Taking cues from East Asian woodlands and resilient drought-tolerant plants adapted to warmer climates, the planting is informed by Tates commitment to championing sustainable practices; making choices which increase biodiversity in our urban environments, whilst looking to the future of Tate Britains Millbank site. Previewing plant species that will be seen in the Clore Garden, The Tate Britain Garden showcases planting that thrives in central Londons now virtually frost-free environment and rising temperatures, such as Mediterranean fig trees and foliage like Schefflera shweliensis, native to the Eastern Himalayas. Shade at the RHS Chelsea Flower Show is provided by trees including Lagerstroemia Natchez, while Cycas revoluta (Japanese sago palm) gives shape and texture to the garden. Designed to create year-round interest, the planting will ensure seasonal visitors to Tate Britain always find something in bloom, including species that fruit and flower at different times Melia azedarach (Persian lilacs) in late spring to Magnolia grandiflora (evergreen magnolias) in early autumn. Visitors to the Show can see bursts of yellow from Roldana petasitis (velvet groundsel), contrasting with the glossy greens of Farfugium japonicum (leopard plant) and the burgundy of a Melianthus major flower (great honey flower).

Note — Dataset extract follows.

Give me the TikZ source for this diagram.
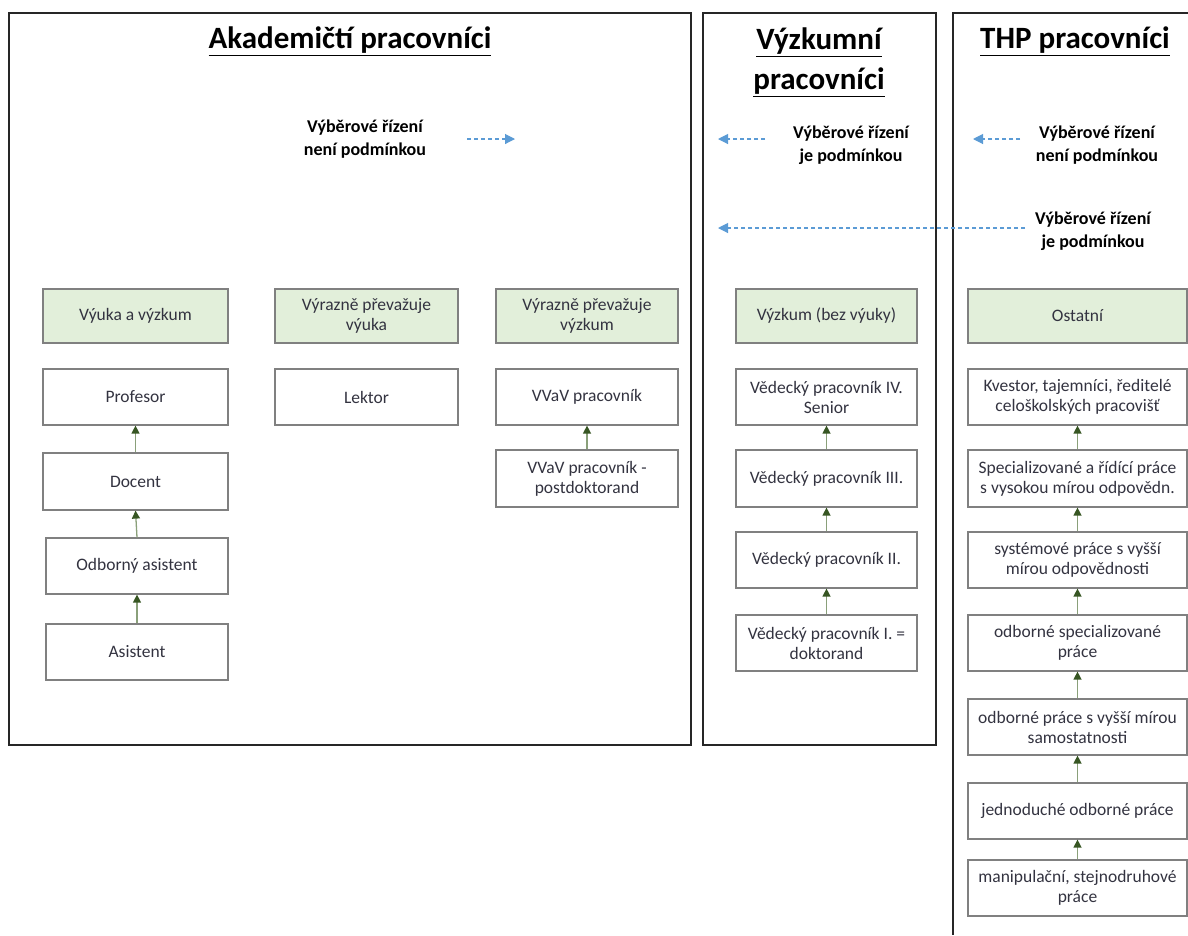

After the show, the garden will be transferred to Tate Britain on Millbank and incorporated into the wider Clore Garden project, due to open in 2027.
From 15 June 2026, visitors to Tate Britain can see Living Gardens, a year-long free display which will bring together works from the Tate Collection to reflect on gardens as sites of inspiration, experimentation and refuge for artists through the 20th century, from Ethel Sands to Derek Jarman.
Alex Farquharson, Director of Tate Britain, said: Visitors will come to the RHS Chelsea Flower Show this week to see the latest and best in horticultural design, so it is wonderful to be able to offer garden lovers a taste of the exciting new Clore Garden at Tate Britain. We are delighted to mark this special occasion with the display of one of our best-loved sculptures from the nations collection of British art and to share this early evocation of such a unique and bold reimagining of museum space.
Tom Stuart-Smith, Landscape Architect and designer of The Tate Britain Garden and Clore Garden, said: It is exciting to be able to make a garden at the RHS Chelsea Flower Show incorporating such a significant work by one of this country's most remarkable artists of the last 100 years. Hepworth was very progressive in showing her work in a garden context and we are using very bold textures and forms as a counterpoint to the dark, smooth stone of the sculpture. I think she would approve.